Task prompt: Set down exactly, please, each line from the one containing "What seaborn and" through the one containing "from matplotlib.ticker import", both lines included, and no other line.

Records with drawing code:
%%
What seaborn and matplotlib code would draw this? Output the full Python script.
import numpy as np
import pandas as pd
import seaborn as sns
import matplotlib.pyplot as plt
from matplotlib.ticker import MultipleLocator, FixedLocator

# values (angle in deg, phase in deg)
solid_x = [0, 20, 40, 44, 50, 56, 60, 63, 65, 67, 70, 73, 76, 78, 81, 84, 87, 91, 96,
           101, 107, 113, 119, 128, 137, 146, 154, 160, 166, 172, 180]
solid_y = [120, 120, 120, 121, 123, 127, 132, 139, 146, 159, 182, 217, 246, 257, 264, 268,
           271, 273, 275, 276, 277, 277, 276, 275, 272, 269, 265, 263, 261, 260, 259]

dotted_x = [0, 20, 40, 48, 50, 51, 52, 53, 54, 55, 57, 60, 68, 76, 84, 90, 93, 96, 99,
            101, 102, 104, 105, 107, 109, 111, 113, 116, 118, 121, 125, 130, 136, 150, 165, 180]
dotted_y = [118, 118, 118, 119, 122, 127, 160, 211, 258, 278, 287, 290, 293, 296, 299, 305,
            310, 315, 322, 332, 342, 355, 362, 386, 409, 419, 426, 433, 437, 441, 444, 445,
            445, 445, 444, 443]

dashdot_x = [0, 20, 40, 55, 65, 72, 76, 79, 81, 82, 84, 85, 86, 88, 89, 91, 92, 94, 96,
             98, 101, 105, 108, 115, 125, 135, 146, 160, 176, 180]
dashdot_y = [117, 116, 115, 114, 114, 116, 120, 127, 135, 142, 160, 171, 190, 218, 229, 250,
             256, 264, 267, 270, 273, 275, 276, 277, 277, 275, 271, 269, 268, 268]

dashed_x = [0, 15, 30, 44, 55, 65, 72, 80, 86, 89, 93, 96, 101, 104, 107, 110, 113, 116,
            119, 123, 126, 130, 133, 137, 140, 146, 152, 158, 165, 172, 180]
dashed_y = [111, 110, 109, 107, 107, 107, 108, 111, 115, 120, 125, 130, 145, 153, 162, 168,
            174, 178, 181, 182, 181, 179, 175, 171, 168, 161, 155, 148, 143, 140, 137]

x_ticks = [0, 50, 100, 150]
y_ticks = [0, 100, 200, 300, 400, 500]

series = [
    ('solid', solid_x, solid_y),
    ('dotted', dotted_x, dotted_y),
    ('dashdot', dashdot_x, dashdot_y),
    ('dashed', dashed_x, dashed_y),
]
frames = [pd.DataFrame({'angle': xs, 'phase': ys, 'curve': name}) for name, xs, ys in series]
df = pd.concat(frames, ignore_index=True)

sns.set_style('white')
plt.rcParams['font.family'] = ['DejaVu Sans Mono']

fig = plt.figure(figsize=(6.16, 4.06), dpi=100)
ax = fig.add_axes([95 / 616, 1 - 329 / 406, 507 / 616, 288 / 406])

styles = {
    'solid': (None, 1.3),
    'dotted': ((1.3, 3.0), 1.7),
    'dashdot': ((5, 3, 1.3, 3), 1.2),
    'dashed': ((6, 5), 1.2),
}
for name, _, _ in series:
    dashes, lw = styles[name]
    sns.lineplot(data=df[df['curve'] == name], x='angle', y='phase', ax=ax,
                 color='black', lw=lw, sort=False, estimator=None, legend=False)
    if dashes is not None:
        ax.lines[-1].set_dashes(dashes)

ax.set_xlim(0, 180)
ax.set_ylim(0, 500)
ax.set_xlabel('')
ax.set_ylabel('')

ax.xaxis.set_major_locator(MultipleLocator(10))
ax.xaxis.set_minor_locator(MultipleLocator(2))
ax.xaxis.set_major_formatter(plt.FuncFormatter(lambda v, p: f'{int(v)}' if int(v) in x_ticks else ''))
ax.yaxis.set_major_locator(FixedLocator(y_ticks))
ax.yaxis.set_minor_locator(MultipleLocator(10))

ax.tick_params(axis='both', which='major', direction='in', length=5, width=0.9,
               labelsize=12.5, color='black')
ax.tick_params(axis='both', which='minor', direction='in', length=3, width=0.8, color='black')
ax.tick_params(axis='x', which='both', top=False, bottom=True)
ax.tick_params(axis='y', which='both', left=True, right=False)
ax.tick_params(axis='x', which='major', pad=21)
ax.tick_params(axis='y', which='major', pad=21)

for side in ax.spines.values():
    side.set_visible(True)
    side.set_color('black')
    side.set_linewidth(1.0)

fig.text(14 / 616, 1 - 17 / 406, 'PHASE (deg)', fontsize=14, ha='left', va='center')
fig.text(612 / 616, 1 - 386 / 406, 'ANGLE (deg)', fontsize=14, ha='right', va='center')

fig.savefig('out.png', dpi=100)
%%
%%
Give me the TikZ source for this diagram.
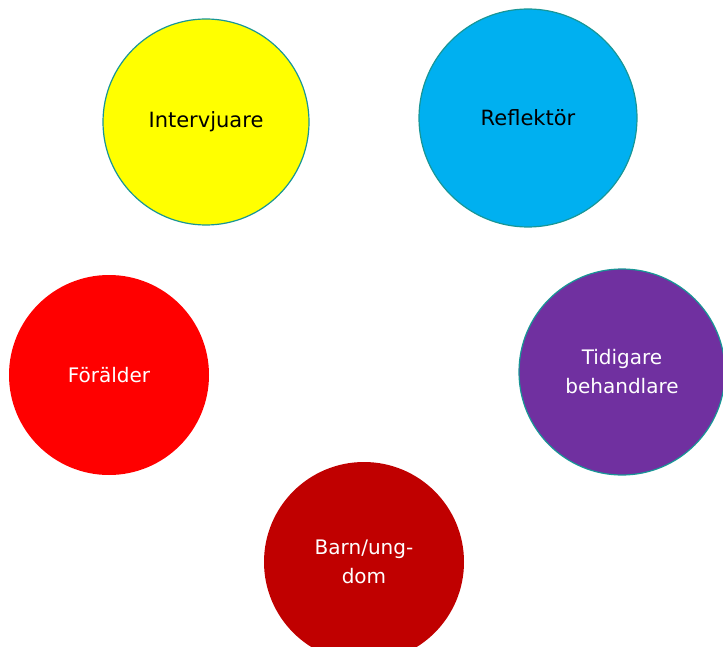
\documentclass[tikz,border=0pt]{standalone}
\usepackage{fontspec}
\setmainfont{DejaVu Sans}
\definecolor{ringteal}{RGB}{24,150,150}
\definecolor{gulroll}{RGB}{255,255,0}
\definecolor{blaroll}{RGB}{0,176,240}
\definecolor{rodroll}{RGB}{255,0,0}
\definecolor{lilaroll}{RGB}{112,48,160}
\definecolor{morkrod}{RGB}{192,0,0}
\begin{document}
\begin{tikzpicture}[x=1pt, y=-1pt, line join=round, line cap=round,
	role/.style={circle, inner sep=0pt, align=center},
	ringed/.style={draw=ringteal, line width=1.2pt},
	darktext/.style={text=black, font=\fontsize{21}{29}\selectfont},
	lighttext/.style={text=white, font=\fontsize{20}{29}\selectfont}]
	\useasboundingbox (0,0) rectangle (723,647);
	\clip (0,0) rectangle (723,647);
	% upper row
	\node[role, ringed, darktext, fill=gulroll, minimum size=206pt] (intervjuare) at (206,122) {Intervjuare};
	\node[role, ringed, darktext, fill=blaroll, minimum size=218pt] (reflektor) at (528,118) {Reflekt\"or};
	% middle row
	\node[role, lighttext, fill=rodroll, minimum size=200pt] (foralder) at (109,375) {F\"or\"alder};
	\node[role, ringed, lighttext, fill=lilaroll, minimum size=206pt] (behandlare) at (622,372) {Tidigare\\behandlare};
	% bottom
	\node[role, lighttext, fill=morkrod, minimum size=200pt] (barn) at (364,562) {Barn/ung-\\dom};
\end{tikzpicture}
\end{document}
%%
%%
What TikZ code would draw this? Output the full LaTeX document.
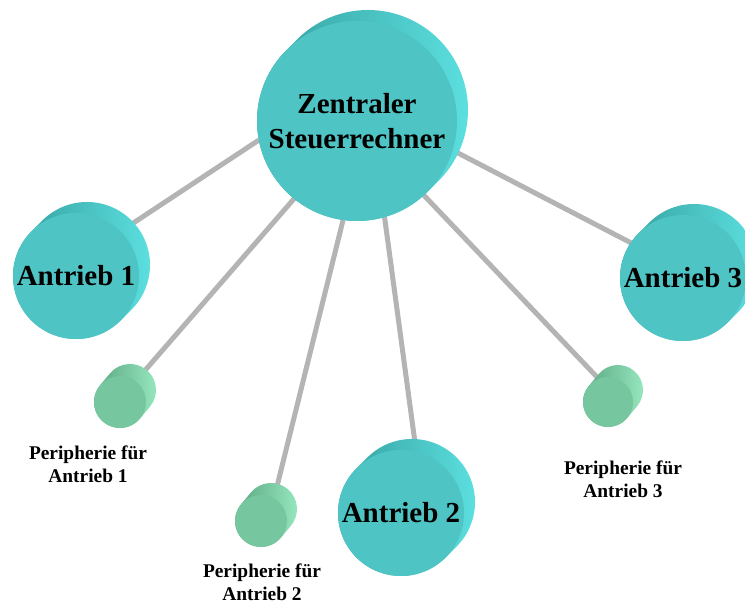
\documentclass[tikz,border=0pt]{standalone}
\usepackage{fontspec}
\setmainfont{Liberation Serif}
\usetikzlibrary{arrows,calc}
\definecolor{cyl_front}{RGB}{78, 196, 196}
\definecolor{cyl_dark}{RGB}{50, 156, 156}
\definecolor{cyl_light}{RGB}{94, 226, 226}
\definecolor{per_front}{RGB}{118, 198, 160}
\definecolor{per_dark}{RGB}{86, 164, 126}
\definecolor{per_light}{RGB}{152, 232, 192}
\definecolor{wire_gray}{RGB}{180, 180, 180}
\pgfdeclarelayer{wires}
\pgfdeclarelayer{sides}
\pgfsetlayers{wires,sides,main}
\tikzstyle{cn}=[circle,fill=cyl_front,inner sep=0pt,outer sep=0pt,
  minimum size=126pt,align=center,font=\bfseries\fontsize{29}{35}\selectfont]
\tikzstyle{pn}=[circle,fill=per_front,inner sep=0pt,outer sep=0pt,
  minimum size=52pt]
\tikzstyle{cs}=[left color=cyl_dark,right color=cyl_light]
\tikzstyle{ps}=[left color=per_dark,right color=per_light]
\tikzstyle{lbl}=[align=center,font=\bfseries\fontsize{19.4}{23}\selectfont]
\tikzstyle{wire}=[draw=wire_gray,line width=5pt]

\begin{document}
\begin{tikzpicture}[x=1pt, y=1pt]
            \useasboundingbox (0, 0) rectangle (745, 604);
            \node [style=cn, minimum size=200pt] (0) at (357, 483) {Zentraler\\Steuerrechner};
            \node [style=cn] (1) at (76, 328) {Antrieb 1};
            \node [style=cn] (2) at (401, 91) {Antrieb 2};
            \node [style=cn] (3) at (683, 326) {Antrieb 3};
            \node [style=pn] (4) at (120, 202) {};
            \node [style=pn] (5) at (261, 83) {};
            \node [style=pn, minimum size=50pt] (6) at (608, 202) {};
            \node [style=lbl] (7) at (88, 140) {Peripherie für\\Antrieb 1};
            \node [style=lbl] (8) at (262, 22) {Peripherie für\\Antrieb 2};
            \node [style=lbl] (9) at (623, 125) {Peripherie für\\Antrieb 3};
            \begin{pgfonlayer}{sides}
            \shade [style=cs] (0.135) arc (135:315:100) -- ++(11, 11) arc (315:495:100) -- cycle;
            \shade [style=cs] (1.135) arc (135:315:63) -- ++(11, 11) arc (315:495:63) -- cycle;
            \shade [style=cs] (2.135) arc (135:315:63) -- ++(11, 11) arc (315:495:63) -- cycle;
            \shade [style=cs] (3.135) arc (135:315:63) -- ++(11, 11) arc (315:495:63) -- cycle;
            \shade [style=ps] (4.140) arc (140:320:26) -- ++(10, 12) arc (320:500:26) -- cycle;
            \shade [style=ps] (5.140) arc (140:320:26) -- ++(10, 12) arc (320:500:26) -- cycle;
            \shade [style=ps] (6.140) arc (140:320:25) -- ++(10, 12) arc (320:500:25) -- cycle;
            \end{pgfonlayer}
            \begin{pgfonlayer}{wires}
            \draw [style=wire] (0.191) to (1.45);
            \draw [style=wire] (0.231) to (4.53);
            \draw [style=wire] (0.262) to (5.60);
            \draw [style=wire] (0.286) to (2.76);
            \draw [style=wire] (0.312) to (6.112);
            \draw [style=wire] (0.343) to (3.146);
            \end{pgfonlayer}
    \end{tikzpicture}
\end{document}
%%
Result for this exercise:
What seaborn and matplotlib code would draw this? Output the full Python script.
import numpy as np
import pandas as pd
import seaborn as sns
import matplotlib.pyplot as plt
from matplotlib.ticker import MultipleLocator, FixedLocator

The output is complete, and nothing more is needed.